Multiple comparisons for parameter significance in a sparse high dimensional regression model I have a regularized linear regression model with a large number of parameters (~100,000) that has been optimized using a sparse fitting algorithm (coordinate descent with early stopping).  The model parameters and prediction accuracy were cross-validated using repeated random subsampling.  I want to assess the statistical significance of individual parameters using the t-ratio (mean coefficient divided by standard deviation of the resampled estimates).  Is correction for multiple comparisons appropriate in this case and if so is it appropriate to select only the non-zero weights for significance testing?  Correction for multiple comparisons of individual regression parameters does not seem to be a common practice (e.g., correcting for testing significance of multiple main effects in ANOVA).
 A: In the context of model selection, hypothesis tests can be used either for the (a) selection of the model, or (b) the verification of selected predictors.
Case (a) includes forward/backward/step-wise procedures, which are very common. These procedures however, do not try to account for the massive amount of hypotheses being tested along the way, so they do not really provide the type I error rate you might expect. A "model growth" approach that does try to control for the massive amount of hypotheses being tested, can be found (for instance) in  Benjamini, Gavrilov- A simple forward selection procedure based on false discovery rate control.

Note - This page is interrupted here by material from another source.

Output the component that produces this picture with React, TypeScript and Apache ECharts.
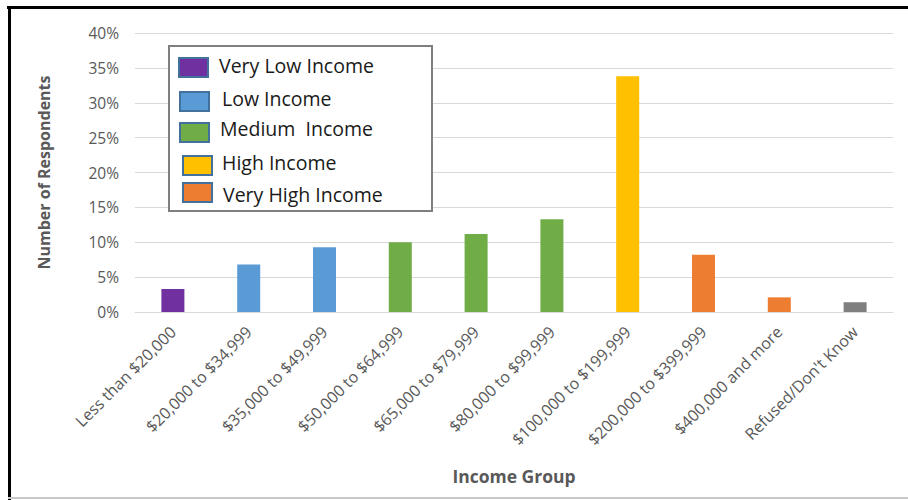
import React, { useEffect, useRef } from "react";
import * as echarts from "echarts";

// Income brackets and share of respondents (%)
const categories = [
  "Less than $20,000",
  "$20,000 to $34,999",
  "$35,000 to $49,999",
  "$50,000 to $64,999",
  "$65,000 to $79,999",
  "$80,000 to $99,999",
  "$100,000 to $199,999",
  "$200,000 to $399,999",
  "$400,000 and more",
  "Refused/Don't Know",
];
const shares = [3.3, 6.8, 9.3, 10.0, 11.2, 13.3, 33.8, 8.2, 2.1, 1.4];
// Which income group each bracket belongs to (index into groupColors)
const groupOfBracket = [0, 1, 1, 2, 2, 2, 3, 4, 4, 5];
const groupNames = ["Very Low Income", "Low Income", "Medium  Income", "High Income", "Very High Income"];
const groupColors = ["#7030A0", "#5B9BD5", "#70AD47", "#FFC000", "#ED7D31", "#7F7F7F"];
const yTicks = [0, 5, 10, 15, 20, 25, 30, 35, 40];

// Hand-placed legend rows: swatch left/top and label left/centre
const legendRows = [
  { sx: 179, sy: 58, tx: 219, ty: 65 },
  { sx: 180, sy: 92, tx: 222, ty: 98 },
  { sx: 180, sy: 123, tx: 220, ty: 128 },
  { sx: 183, sy: 156, tx: 222, ty: 162 },
  { sx: 183, sy: 183, tx: 223, ty: 194 },
];

const FONT = "'Open Sans', 'Noto Sans', sans-serif";

export default function App() {
  const ref = useRef<HTMLDivElement>(null);

  useEffect(() => {
    if (!ref.current) return;
    const chart = echarts.init(ref.current, undefined, { renderer: "svg" });

    const legendGraphics: any[] = [
      {
        type: "rect",
        shape: { x: 169, y: 46, width: 263, height: 165 },
        style: { fill: "#ffffff", stroke: "#7F7F7F", lineWidth: 2 },
        z: 10,
      },
    ];
    groupNames.forEach((name, i) => {
      const r = legendRows[i];
      legendGraphics.push({
        type: "rect",
        shape: { x: r.sx, y: r.sy, width: 29, height: 19 },
        style: { fill: groupColors[i], stroke: "#41719C", lineWidth: 2 },
        z: 11,
      });
      legendGraphics.push({
        type: "text",
        x: r.tx,
        y: r.ty,
        style: {
          text: name,
          fill: "#1a1a1a",
          font: `19.5px ${FONT}`,
          textVerticalAlign: "middle",
        },
        z: 11,
      });
    });

    chart.setOption({
      animation: false,
      backgroundColor: "#ffffff",
      grid: { left: 135, right: 15, top: 33, bottom: 188, containLabel: false },
      xAxis: {
        type: "category",
        data: categories,
        name: "Income Group",
        nameLocation: "middle",
        nameGap: 155,
        nameTextStyle: { color: "#595959", fontSize: 17.5, fontWeight: "bold", fontFamily: FONT },
        axisLine: { show: true, lineStyle: { color: "#D9D9D9", width: 1 } },
        axisTick: { show: false },
        axisLabel: {
          interval: 0,
          rotate: 45,
          margin: 17,
          color: "#595959",
          fontSize: 16,
          fontFamily: FONT,
        },
      },
      yAxis: {
        type: "value",
        min: yTicks[0],
        max: yTicks[yTicks.length - 1],
        interval: yTicks[1] - yTicks[0],
        name: "Number of Respondents",
        nameLocation: "middle",
        nameGap: 83,
        nameTextStyle: { color: "#595959", fontSize: 16, fontWeight: "bold", fontFamily: FONT },
        axisLine: { show: false },
        axisTick: { show: false },
        axisLabel: {
          formatter: "{value}%",
          color: "#595959",
          fontSize: 15.5,
          fontFamily: FONT,
          margin: 16,
        },
        splitLine: { lineStyle: { color: "#D9D9D9", width: 1 } },
      },
      series: [
        {
          type: "bar",
          barWidth: 23,
          data: shares.map((v, i) => ({
            value: v,
            itemStyle: { color: groupColors[groupOfBracket[i]] },
          })),
        },
      ],
      graphic: [
        // outer frame
        { type: "rect", shape: { x: 7, y: 6, width: 901, height: 3 }, style: { fill: "#000000" }, z: 20 },
        { type: "rect", shape: { x: 8, y: 6, width: 3, height: 494 }, style: { fill: "#000000" }, z: 20 },
        { type: "rect", shape: { x: 8, y: 497, width: 900, height: 2 }, style: { fill: "#C8C8C8" }, z: 20 },
        ...legendGraphics,
      ],
    });

    return () => chart.dispose();
  }, []);

  return (
    <div
      ref={ref}
      style={{ position: "fixed", left: 0, top: 0, width: 908, height: 500 }}
    />
  );
}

In case (b), you have already selected a subset of predictors and then wish to verify if they are indeed significant. Note however, that these procedures, answer different questions; It is possible that you will get a smaller prediction error by omitting a significant predictor. It is also possible that adding a non significant predictor will improve your generalization error (if you have multicollinearity for instance). For these reasons, if you are only interested in prediction (and not in "explanation"), there is indeed no need for hypothesis testing.  To the best of my knowledge (I might easily be wrong), properly controlling the type I error, after variable screening using cross-validation is an open question.
Concluding- if you decided you do need hypothesis testing for the purpose of interpretation, consider doing it from the start and not after a cross-validation screening. Otherwise, there are many heuristics, but no guarantee on the type I error rate.
A: I am not an expert in this area. But as far as I know, as mentioned in the previous answer, statistical inference in regularized models like LASSO is very much an open question. Relatively few papers deal with the inference part of regularized regression models (most are concerned with predictive properties). The paper P-Values for High-Dimensional Regression by Meinshausen  et al. may be of interest to you.